Most of the rail systems are a combination of private and federal investments. Rail companies normally have long-term contracts in which they can manage the rail for a certain time. However, the risk related to possible changes in governments and economic slowdown limits the participation of foreign capital in the expansion of the rail system, mainly in the Northeast and Central of Brazil.

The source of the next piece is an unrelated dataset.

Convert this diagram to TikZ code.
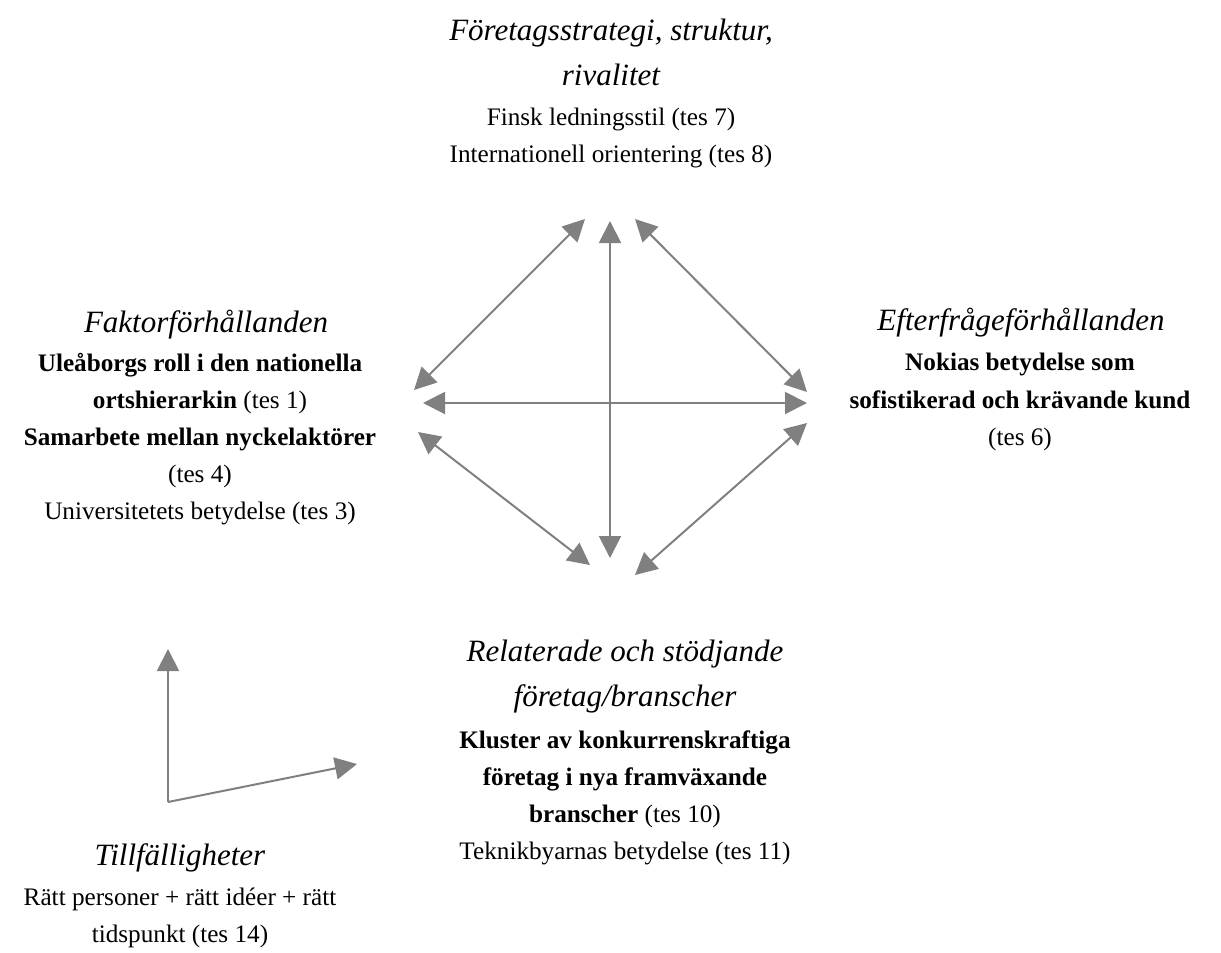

Figure 2. Transportation systems in Brazil. Source: Brazilian Institute of Geography and Statistics (IBGE 2021).

FORESTRY SECTOR

We provide an overview of Brazil’s forest sector with information from publicly available datasets (Brazilian Institute of Geography and Statistics  - IBGE) and representatives of companies involved in the industry. The Brazilian forest sector is broadly categorized into two forest management groups: planted forests and native forests. Planted forests are owned by private landowners, which employ advanced technology resulting in high productivity rates; most of the planted areas are owned by vertically integrated mills. On the other hand, native forests are less developed technologically and face several legal challenges. This paper primarily focuses on planted forests since it is less risky and has less government intervention in comparison to natural forest management.

Planted area

Currently, there are 9.4 million hectares of forest plantations in Brazil with eucalyptus (mostly clones of E. urophylla, E. grandis, E. resinifera and E. pellita) occupying 7.2 million hectares, followed by 1.8 million hectares of pine (P. taeda and P. elliotti) plantations and 380 thousand hectares of other species (e.g., teak and Populus) (IBGE 2021). Eucalyptus production is mainly used by pulp and processing mills, while pine markets are more diverse with multiple pulp mills, sawmills, and processing industries. Pine plantations are mostly found in the states of Paraná (PR) and Santa Catarina (SC), and eucalyptus plantations are more prevalent in states with warmer weather (Figure 3 and Table 1).